İstanbul Büyükşehir Belediye Başkanı Ekrem İmamoğlu’nun diplomasının usulsüz yatay geçiş sebebiyle İstanbul Üniversitesi tarafından iptal edilmesi ve ardından İmamoğlu başta olmak üzere onlarca kişinin yolsuzluk ve terör örgütüne destek suçlamasıyla gözaltına alınması Türkiye içinde olduğu gibi dışarıda da büyük yankıya yol açtı.
Çarşamba akşamı sosyal medya konuyla ilgili müthiş bir yalan haber furyasına ve algı operasyonuna sahne oldu.
Geçmişte başka ülkelerde düzenlenen kalabalık gösterilerin videoları ve fotoğrafları “Türkler Erdoğan’ı devirmek için sokaklarda” notuyla paylaşıldı.
Savunma Bakanı Yaşar Güler’in Suriye’deki Türk askerlerine çekilme emri verdiği iddia edildi ve tıpkı hain darbe girişimi sırasında olduğu gibi Cumhurbaşkanı Erdoğan’ın başka bir ülkeye sığındığı yalanı dahi ortaya atıldı.
Suriye’de Baas rejiminin devrilmesi sebebiyle Türkiye’ye öfkeli olan rejim artıkları, İranlılar, PKK ve Hizbullah yanlıları, Husiler ve Iraklı Şii milisler âdeta çıldırmışçasına paylaşım yaptılar.
İmamoğlu taraftarlarının papağan gibi tekrarladıkları yalanı gündeme getirerek İBB Başkanı’nın cumhurbaşkanlığı seçimlerinde rakibi olma ihtimalinin Erdoğan’ı korkuttuğunu ve operasyonun siyasi olduğunu öne sürdüler.
İsrailli siyonistler ile Mısır, Birleşik Arap Emirlikleri (BAE) ve Suudi Arabistan gibi ülkelerden troller de kampanyaya destek vererek geniş çaplı olduğunu zannettikleri protesto gösterilerinden ve Türk lirasının değer kaybetmesinden duydukları sevinci dile getirdiler.

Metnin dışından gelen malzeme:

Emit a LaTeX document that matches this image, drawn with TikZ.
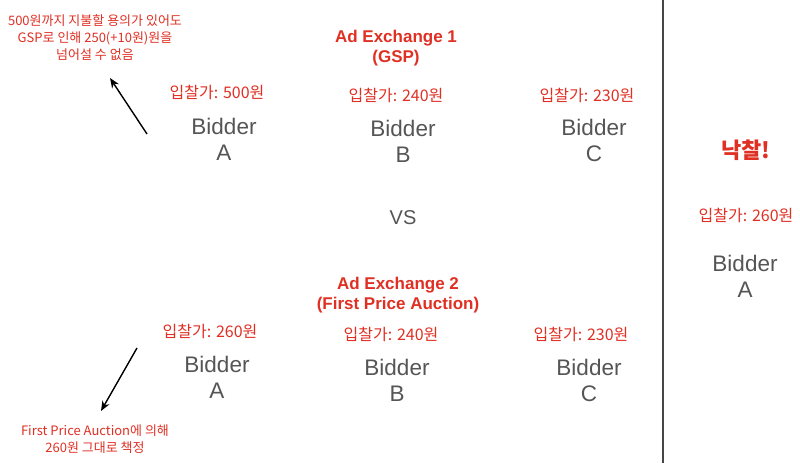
\documentclass[tikz,border=0pt]{standalone}
\usepackage{fontspec}
\setmainfont{Liberation Sans}
\newfontfamily\kr{Noto Sans CJK KR}
\usetikzlibrary{arrows.meta}
\definecolor{adred}{RGB}{224,48,36}
\definecolor{bidgray}{RGB}{85,85,85}
\definecolor{linegray}{RGB}{70,70,70}
\tikzset{
  bidder/.style={align=center, text=bidgray, font=\fontsize{22.5}{26}\selectfont},
  price/.style={text=adred, font=\kr\fontsize{16}{18}\selectfont},
  title/.style={align=center, text=adred, font=\bfseries\fontsize{17}{20.5}\selectfont},
  note/.style={align=center, text=adred, font=\kr\fontsize{13}{17}\selectfont},
  pointer/.style={-{Stealth[length=10pt,width=8pt]}, line width=1.4pt, black},
}
\begin{document}
\begin{tikzpicture}[x=1pt, y=-1pt]
        \useasboundingbox[fill=white] (0,0) rectangle (800,463);

        % Ad Exchange 1 (GSP)
        \node[title] (ex1) at (396,48) {Ad Exchange 1\\(GSP)};
        \node[price] (p1a) at (217,92) {입찰가: 500원};
        \node[price] (p1b) at (396,95) {입찰가: 240원};
        \node[price] (p1c) at (587,95) {입찰가: 230원};
        \node[bidder] (b1a) at (224,139) {Bidder\\A};
        \node[bidder] (b1b) at (403,141) {Bidder\\B};
        \node[bidder] (b1c) at (594,140) {Bidder\\C};

        % Annotation GSP
        \node[note] (n1) at (95,38) {500원까지 지불할 용의가 있어도\\GSP로 인해 250(+10원)원을\\넘어설 수 없음};
        \coordinate (n1from) at (147,134);
        \coordinate (n1to) at (110,78);
        \draw[pointer] (n1from) -- (n1to);

        % VS
        \node[text=bidgray, font=\fontsize{20}{24}\selectfont] (vs) at (403,218) {VS};

        % Ad Exchange 2 (First Price Auction)
        \node[title] (ex2) at (398,295) {Ad Exchange 2\\(First Price Auction)};
        \node[price] (p2a) at (210,331) {입찰가: 260원};
        \node[price] (p2b) at (391,334) {입찰가: 240원};
        \node[price] (p2c) at (581,334) {입찰가: 230원};
        \node[bidder] (b2a) at (217,377) {Bidder\\A};
        \node[bidder] (b2b) at (397,380) {Bidder\\B};
        \node[bidder] (b2c) at (589,380) {Bidder\\C};

        % Annotation First Price
        \node[note] (n2) at (95,439) {First Price Auction에 의해\\260원 그대로 책정};
        \coordinate (n2from) at (137,348);
        \coordinate (n2to) at (101,411);
        \draw[pointer] (n2from) -- (n2to);

        % Séparation
        \coordinate (sepTop) at (663,0);
        \coordinate (sepBot) at (663,463);
        \draw[line width=2pt, linegray] (sepTop) -- (sepBot);

        % Résultat
        \node[text=adred, font=\kr\bfseries\fontsize{22}{25}\selectfont] (win) at (746,150) {낙찰!};
        \node[price] (pw) at (746,215) {입찰가: 260원};
        \node[bidder] (bw) at (745,276) {Bidder\\A};
\end{tikzpicture}
\end{document}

Bunların hiçbirinin derdinin İBB Başkanı’na destek olmadığını söylemeye gerek yok.
Sadece Türkiye’ye duydukları kini ve nefreti kusuyorlar; o kadar.
Erdoğan’ın hangi yolla olursa olsun devrilmesini dört gözle beklediklerini gösteriyorlar.
Gezi Parkı olayları sırasında ve 15 Temmuz 2016’da da buna benzer şeyler yaşamıştık.
Vandallıkların ve askerî darbe girişiminin başarılı olacağını zannederek sevinç çığlıkları atmışlardı.
Aslında bir açıdan iyi oluyor; dostu ve düşmanı tanıyoruz.
Kimlerin Türkiye’de anarşi, karışıklık, siyasi ve ekonomik kriz çıksa diye dört gözle beklediğini görüyoruz.
Örneğin; Mısır, BAE ve Suudi Arabistan ile son dönemde ilişkilerimiz normalleşse de Erdoğan’ın rahmetli Muhammed Mursi’ye desteğinin unutulmadığını, Filistin direnişine ve Hamas’a sahip çıkmasından hoşlanılmadığını anlıyoruz.
Fakat geçmişte olduğu gibi muhalefete ve radikal solcu grupların protesto gösterilerine bel bağlayanlar yine güvendikleri dağlara kar yağdığını görüp hayal kırıklığına uğrayacaklar.
Gezi Parkı olaylarının ve hain darbe girişiminin yaşandığı dönemlerdekinden çok daha güçlü bir Türkiye var.
Yolsuzluğun ve sahtekârlığın hesabının sorulmasını bahane ederek yeni kalkışma girişimlerine ve vandallıklara asla izin verilmeyecek.
Bahçeli’nin dediği gibi, bu devlet sokakta kurulmadı.
Terörsüz Türkiye hedefine doğru ilerlerken ülkenin vaktini ve enerjisini yiyip bitirecek yeni sorunlar ortaya çıkarma çabalarına göz yumulamaz.
Dünyada büyük bir değişim yaşanıyor, yepyeni dengeler oluşuyor.
Böylesine kritik bir dönemeci sağlıklı bir şekilde aşmak için sadece güçlü silahlara sahip olmak yetmiyor.
Gerekli temizlikleri yaparak iç cepheyi sağlamlaştırmak da gerekiyor.